» **Work instructions**
Skip the pictures and extract all of the lines exactly as written.

» **Data provided**
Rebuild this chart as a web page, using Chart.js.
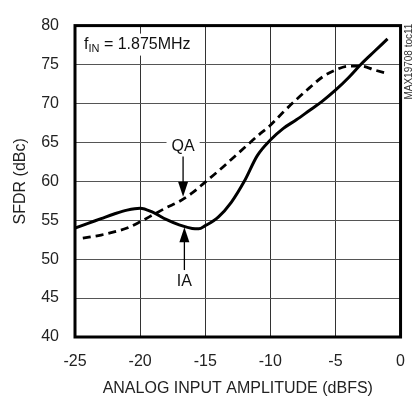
<!DOCTYPE html>
<html>
<head>
<meta charset="utf-8">
<script src="https://cdn.jsdelivr.net/npm/chart.js@4"></script>
<style>
	html, body { margin: 0; padding: 0; background: #fff; }
	#wrap { width: 420px; height: 399px; }
</style>
</head>
<body>
<div id="wrap"><canvas id="sfdrChart" width="420" height="399"></canvas></div>
<script>
// данные кривых
const iaX = [-25, -24, -23, -22, -21, -20, -19, -18, -17, -16, -15.5, -15, -14, -13, -12, -11, -10, -9, -8, -7, -6, -5, -4, -3, -2, -1];
const iaY = [54.0, 54.6, 55.2, 55.8, 56.3, 56.55, 56.0, 55.1, 54.4, 53.95, 53.9, 54.3, 55.4, 57.3, 60.0, 63.3, 65.3, 66.8, 67.9, 69.1, 70.3, 71.7, 73.3, 75.1, 76.7, 78.3];

const qaX = [-24.4, -23, -22, -21, -20, -19, -18, -17, -16, -15, -14, -13, -12, -11, -10, -9, -8, -7, -6, -5, -4, -3, -2, -0.9];
const qaY = [52.7, 53.1, 53.5, 54.0, 54.8, 55.7, 56.6, 57.4, 58.5, 59.9, 61.3, 62.8, 64.3, 65.8, 67.2, 68.9, 70.5, 72.0, 73.4, 74.3, 74.8, 74.8, 74.3, 73.8];

const xTicks = [-25, -20, -15, -10, -5, 0];
const yTicks = [40, 45, 50, 55, 60, 65, 70, 75, 80];

const FONT = "'Liberation Sans Narrow', 'Arial Narrow', 'Liberation Sans', sans-serif";

const toPoints = (xs, ys) => xs.map((x, i) => ({ x: x, y: ys[i] }));

// рамка и подписи поверх графика
const overlayPlugin = {
	id: "overlay",
	afterDraw(chart) {
		const { ctx, chartArea: a, scales } = chart;
		const xs = scales.x, ys = scales.y;
		ctx.save();

		// толстая рамка
		ctx.strokeStyle = "#000";
		ctx.lineWidth = 3;
		ctx.strokeRect(a.left, a.top, a.right - a.left, a.bottom - a.top);

		// f_IN = 1.875MHz
		ctx.textBaseline = "alphabetic";
		ctx.textAlign = "left";
		let tx = a.left + 9, ty = a.top + 23;
		ctx.font = "16px " + FONT;
		const w1 = ctx.measureText("f").width;
		ctx.font = "11px " + FONT;
		const w2 = ctx.measureText("IN").width;
		ctx.font = "16px " + FONT;
		const w3 = ctx.measureText(" = 1.875MHz").width;
		ctx.fillStyle = "#fff";
		ctx.fillRect(tx - 2, ty - 15, w1 + w2 + w3 + 4, 22);
		ctx.fillStyle = "#111";
		ctx.fillText("f", tx, ty);
		ctx.font = "11px " + FONT;
		ctx.fillText("IN", tx + w1, ty + 3);
		ctx.font = "16px " + FONT;
		ctx.fillText(" = 1.875MHz", tx + w1 + w2, ty);

		// стрелка с подписью
		function arrowLabel(text, lx, ly, y0, y1) {
			const px = xs.getPixelForValue(lx);
			const py = ys.getPixelForValue(ly);
			ctx.font = "16px " + FONT;
			ctx.textAlign = "center";
			ctx.textBaseline = "middle";
			const tw = ctx.measureText(text).width;
			ctx.fillStyle = "#fff";
			ctx.fillRect(px - tw / 2 - 5, py - 9, tw + 10, 18);
			ctx.fillStyle = "#111";
			ctx.fillText(text, px, py + 1);

			const p0 = ys.getPixelForValue(y0);
			const p1 = ys.getPixelForValue(y1);
			const dir = p1 > p0 ? 1 : -1;
			ctx.strokeStyle = "#000";
			ctx.lineWidth = 1.3;
			ctx.beginPath();
			ctx.moveTo(px, p0);
			ctx.lineTo(px, p1 - dir * 12);
			ctx.stroke();
			ctx.beginPath();
			ctx.moveTo(px, p1);
			ctx.lineTo(px - 5, p1 - dir * 15);
			ctx.lineTo(px + 5, p1 - dir * 15);
			ctx.closePath();
			ctx.fillStyle = "#000";
			ctx.fill();
		}
		arrowLabel("QA", -16.7, 64.6, 63.2, 58.0);
		arrowLabel("IA", -16.6, 47.2, 48.6, 54.1);

		// код рисунка справа
		ctx.save();
		ctx.translate(a.right + 9, a.top + 36);
		ctx.rotate(-Math.PI / 2);
		ctx.font = "10px " + FONT;
		ctx.fillStyle = "#333";
		ctx.textAlign = "center";
		ctx.textBaseline = "middle";
		ctx.fillText("MAX19708 toc11", 0, 0);
		ctx.restore();

		ctx.restore();
	},
};

const ctx = document.getElementById("sfdrChart");

const config = {
	type: "scatter",
	data: {
		datasets: [
			{
				label: "IA",
				data: toPoints(iaX, iaY),
				showLine: true,
				borderColor: "#000",
				borderWidth: 3,
				pointRadius: 0,
				cubicInterpolationMode: "monotone",
			},
			{
				label: "QA",
				data: toPoints(qaX, qaY),
				showLine: true,
				borderColor: "#000",
				borderWidth: 2.8,
				borderDash: [8, 5],
				pointRadius: 0,
				cubicInterpolationMode: "monotone",
			},
		],
	},
	options: {
		responsive: false,
		animation: false,
		events: [],
		layout: {
			padding: { top: 10, right: 16, left: 0, bottom: 0 },
		},
		plugins: {
			legend: { display: false },
			tooltip: { enabled: false },
		},
		scales: {
			x: {
				type: "linear",
				min: -25,
				max: 0,
				afterBuildTicks: (scale) => {
					scale.ticks = xTicks.map((v) => ({ value: v }));
				},
				afterFit: (scale) => {
					scale.height = 62;
				},
				grid: { color: "#333", lineWidth: 1, drawTicks: false },
				border: { display: false },
				ticks: {
					padding: 15,
					color: "#222",
					font: { family: FONT, size: 16 },
				},
				title: {
					display: true,
					text: "ANALOG INPUT AMPLITUDE (dBFS)",
					color: "#222",
					font: { family: FONT, size: 16 },
					padding: { top: 0, bottom: 1 },
				},
			},
			y: {
				type: "linear",
				min: 40,
				max: 80,
				afterBuildTicks: (scale) => {
					scale.ticks = yTicks.map((v) => ({ value: v }));
				},
				afterFit: (scale) => {
					scale.width = 75;
				},
				grid: { color: "#555", lineWidth: 1, drawTicks: false },
				border: { display: false },
				ticks: {
					padding: 16,
					color: "#222",
					font: { family: FONT, size: 16 },
				},
				title: {
					display: true,
					text: "SFDR (dBc)",
					color: "#222",
					font: { family: FONT, size: 16 },
					padding: { top: 11, bottom: 0 },
				},
			},
		},
	},
	plugins: [overlayPlugin],
};

const sfdrChart = new Chart(ctx, config);
</script>
</body>
</html>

» **Worked solution**
Rebuild this chart as a web page, using Chart.js.
<!DOCTYPE html>
<html>
<head>
<meta charset="utf-8">
<script src="https://cdn.jsdelivr.net/npm/chart.js@4"></script>
<style>
	html, body { margin: 0; padding: 0; background: #fff; }
	#wrap { width: 420px; height: 399px; }
</style>
</head>
<body>
<div id="wrap"><canvas id="sfdrChart" width="420" height="399"></canvas></div>
<script>
// данные кривых
const iaX = [-25, -24, -23, -22, -21, -20, -19, -18, -17, -16, -15.5, -15, -14, -13, -12, -11, -10, -9, -8, -7, -6, -5, -4, -3, -2, -1];
const iaY = [54.0, 54.6, 55.2, 55.8, 56.3, 56.55, 56.0, 55.1, 54.4, 53.95, 53.9, 54.3, 55.4, 57.3, 60.0, 63.3, 65.3, 66.8, 67.9, 69.1, 70.3, 71.7, 73.3, 75.1, 76.7, 78.3];

const qaX = [-24.4, -23, -22, -21, -20, -19, -18, -17, -16, -15, -14, -13, -12, -11, -10, -9, -8, -7, -6, -5, -4, -3, -2, -0.9];
const qaY = [52.7, 53.1, 53.5, 54.0, 54.8, 55.7, 56.6, 57.4, 58.5, 59.9, 61.3, 62.8, 64.3, 65.8, 67.2, 68.9, 70.5, 72.0, 73.4, 74.3, 74.8, 74.8, 74.3, 73.8];

const xTicks = [-25, -20, -15, -10, -5, 0];
const yTicks = [40, 45, 50, 55, 60, 65, 70, 75, 80];

const FONT = "'Liberation Sans Narrow', 'Arial Narrow', 'Liberation Sans', sans-serif";

const toPoints = (xs, ys) => xs.map((x, i) => ({ x: x, y: ys[i] }));

// рамка и подписи поверх графика
const overlayPlugin = {
	id: "overlay",
	afterDraw(chart) {
		const { ctx, chartArea: a, scales } = chart;
		const xs = scales.x, ys = scales.y;
		ctx.save();

		// толстая рамка
		ctx.strokeStyle = "#000";
		ctx.lineWidth = 3;
		ctx.strokeRect(a.left, a.top, a.right - a.left, a.bottom - a.top);

		// f_IN = 1.875MHz
		ctx.textBaseline = "alphabetic";
		ctx.textAlign = "left";
		let tx = a.left + 9, ty = a.top + 23;
		ctx.font = "16px " + FONT;
		const w1 = ctx.measureText("f").width;
		ctx.font = "11px " + FONT;
		const w2 = ctx.measureText("IN").width;
		ctx.font = "16px " + FONT;
		const w3 = ctx.measureText(" = 1.875MHz").width;
		ctx.fillStyle = "#fff";
		ctx.fillRect(tx - 2, ty - 15, w1 + w2 + w3 + 4, 22);
		ctx.fillStyle = "#111";
		ctx.fillText("f", tx, ty);
		ctx.font = "11px " + FONT;
		ctx.fillText("IN", tx + w1, ty + 3);
		ctx.font = "16px " + FONT;
		ctx.fillText(" = 1.875MHz", tx + w1 + w2, ty);

		// стрелка с подписью
		function arrowLabel(text, lx, ly, y0, y1) {
			const px = xs.getPixelForValue(lx);
			const py = ys.getPixelForValue(ly);
			ctx.font = "16px " + FONT;
			ctx.textAlign = "center";
			ctx.textBaseline = "middle";
			const tw = ctx.measureText(text).width;
			ctx.fillStyle = "#fff";
			ctx.fillRect(px - tw / 2 - 5, py - 9, tw + 10, 18);
			ctx.fillStyle = "#111";
			ctx.fillText(text, px, py + 1);

			const p0 = ys.getPixelForValue(y0);
			const p1 = ys.getPixelForValue(y1);
			const dir = p1 > p0 ? 1 : -1;
			ctx.strokeStyle = "#000";
			ctx.lineWidth = 1.3;
			ctx.beginPath();
			ctx.moveTo(px, p0);
			ctx.lineTo(px, p1 - dir * 12);
			ctx.stroke();
			ctx.beginPath();
			ctx.moveTo(px, p1);
			ctx.lineTo(px - 5, p1 - dir * 15);
			ctx.lineTo(px + 5, p1 - dir * 15);
			ctx.closePath();
			ctx.fillStyle = "#000";
			ctx.fill();
		}
		arrowLabel("QA", -16.7, 64.6, 63.2, 58.0);
		arrowLabel("IA", -16.6, 47.2, 48.6, 54.1);

		// код рисунка справа
		ctx.save();
		ctx.translate(a.right + 9, a.top + 36);
		ctx.rotate(-Math.PI / 2);
		ctx.font = "10px " + FONT;
		ctx.fillStyle = "#333";
		ctx.textAlign = "center";
		ctx.textBaseline = "middle";
		ctx.fillText("MAX19708 toc11", 0, 0);
		ctx.restore();

		ctx.restore();
	},
};

const ctx = document.getElementById("sfdrChart");

const config = {
	type: "scatter",
	data: {
		datasets: [
			{
				label: "IA",
				data: toPoints(iaX, iaY),
				showLine: true,
				borderColor: "#000",
				borderWidth: 3,
				pointRadius: 0,
				cubicInterpolationMode: "monotone",
			},
			{
				label: "QA",
				data: toPoints(qaX, qaY),
				showLine: true,
				borderColor: "#000",
				borderWidth: 2.8,
				borderDash: [8, 5],
				pointRadius: 0,
				cubicInterpolationMode: "monotone",
			},
		],
	},
	options: {
		responsive: false,
		animation: false,
		events: [],
		layout: {
			padding: { top: 10, right: 16, left: 0, bottom: 0 },
		},
		plugins: {
			legend: { display: false },
			tooltip: { enabled: false },
		},
		scales: {
			x: {
				type: "linear",
				min: -25,
				max: 0,
				afterBuildTicks: (scale) => {
					scale.ticks = xTicks.map((v) => ({ value: v }));
				},
				afterFit: (scale) => {
					scale.height = 62;
				},
				grid: { color: "#333", lineWidth: 1, drawTicks: false },
				border: { display: false },
				ticks: {
					padding: 15,
					color: "#222",
					font: { family: FONT, size: 16 },
				},
				title: {
					display: true,
					text: "ANALOG INPUT AMPLITUDE (dBFS)",
					color: "#222",
					font: { family: FONT, size: 16 },
					padding: { top: 0, bottom: 1 },
				},
			},
			y: {
				type: "linear",
				min: 40,
				max: 80,
				afterBuildTicks: (scale) => {
					scale.ticks = yTicks.map((v) => ({ value: v }));
				},
				afterFit: (scale) => {
					scale.width = 75;
				},
				grid: { color: "#555", lineWidth: 1, drawTicks: false },
				border: { display: false },
				ticks: {
					padding: 16,
					color: "#222",
					font: { family: FONT, size: 16 },
				},
				title: {
					display: true,
					text: "SFDR (dBc)",
					color: "#222",
					font: { family: FONT, size: 16 },
					padding: { top: 11, bottom: 0 },
				},
			},
		},
	},
	plugins: [overlayPlugin],
};

const sfdrChart = new Chart(ctx, config);
</script>
</body>
</html>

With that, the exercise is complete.